Prior to her return from the Netherlands to New Zealand in 2004, she worked in the investment banking industry for ING Bank as a lawyer in both London (primary legal adviser in the area of e-commerce) and The Netherlands (with responsibilities for legal enforceability of financing structures, collateral structures, inter-bank loans and syndication). In 2004 she was employed as part of the Senior Management Team for the holding company, Aon B.V. Holdings in Rotterdam, The Netherlands with responsibility for matters relating to the merger and acquisition of foreign interests in Africa and Eastern Europe.

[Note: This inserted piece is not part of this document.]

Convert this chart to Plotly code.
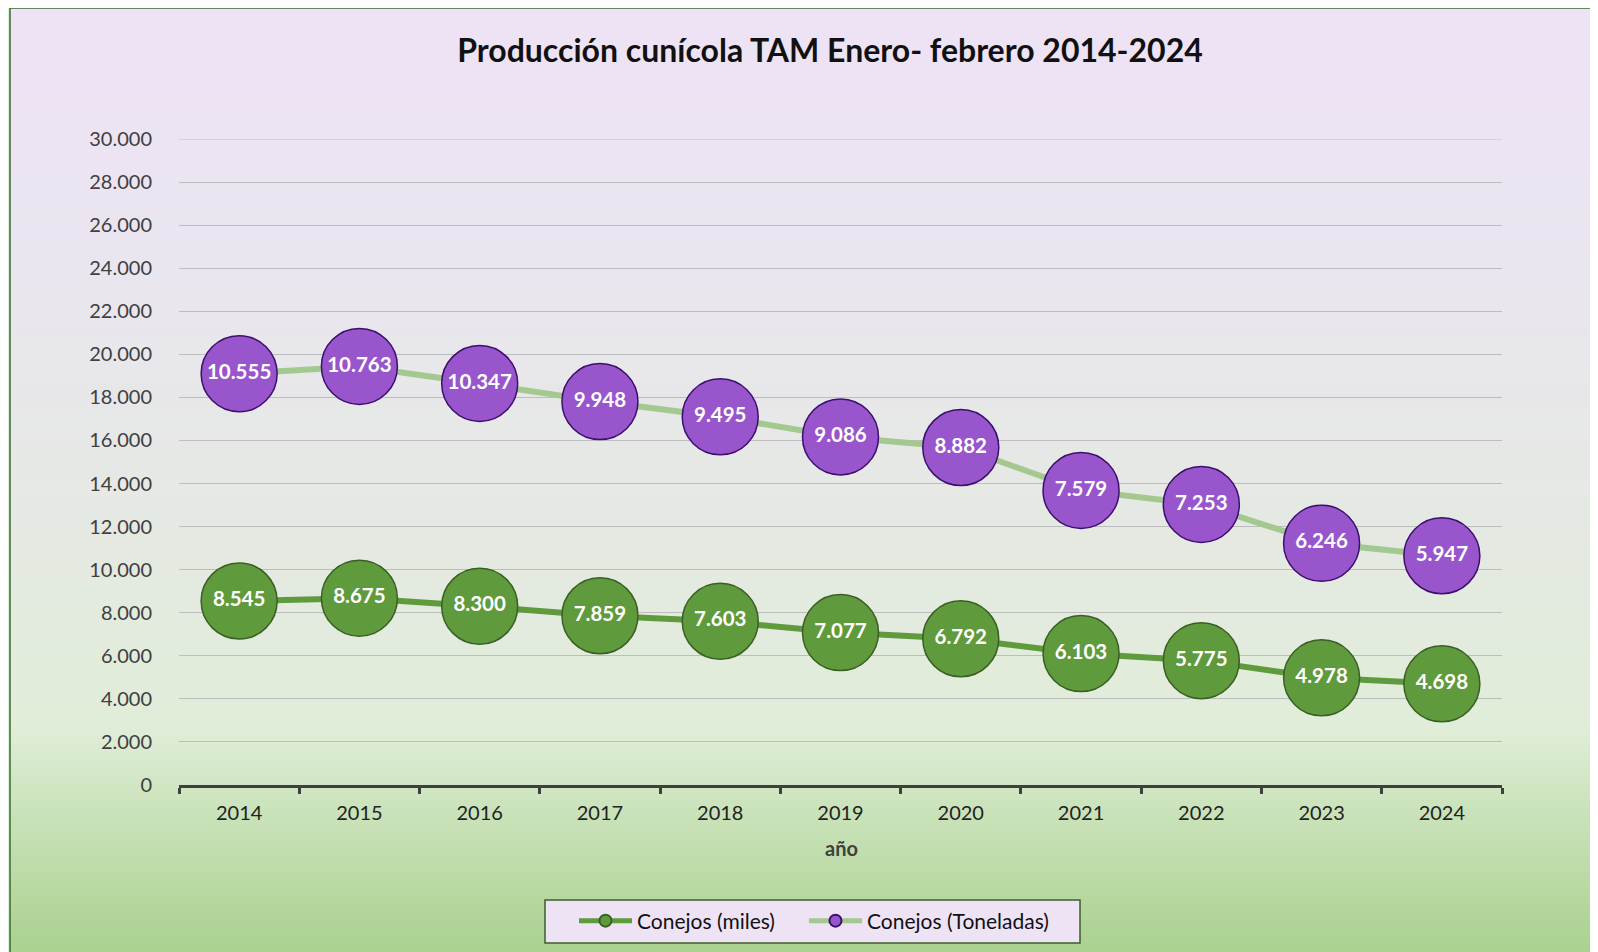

Among her interests, Sarah-Alice is a qualified viticulturist and oenologist (Post Grad) and has been involved in the development and production of special viticulture techniques for growing Pinot Noir in marginal climates. With a keen interest in art, she is also an accomplished and exhibiting artist and attended and obtained a Master of Mosaics qualification from Venice, Italy. A good command of Dutch and Italian, Sarah-Alice has lived in Italy (5 years), Spain (4 years), The Netherlands (8 years), Ghana in West Africa (3 years) and the United Kingdom (2 years) and for the last 12 years in New Zealand.
Sarah-Alice is author of The Insurance Aftershock: the Christchurch Fiasco Post-Earthquake 2010-2016 and a dedicated reporter and social commentator and her post-earthquake Blog – the Christchurch Fiasco has proved popular and pivotal in the exposure of the many anomalies and idiosyncrasies of the post-earthquake recovery situation in Christchurch.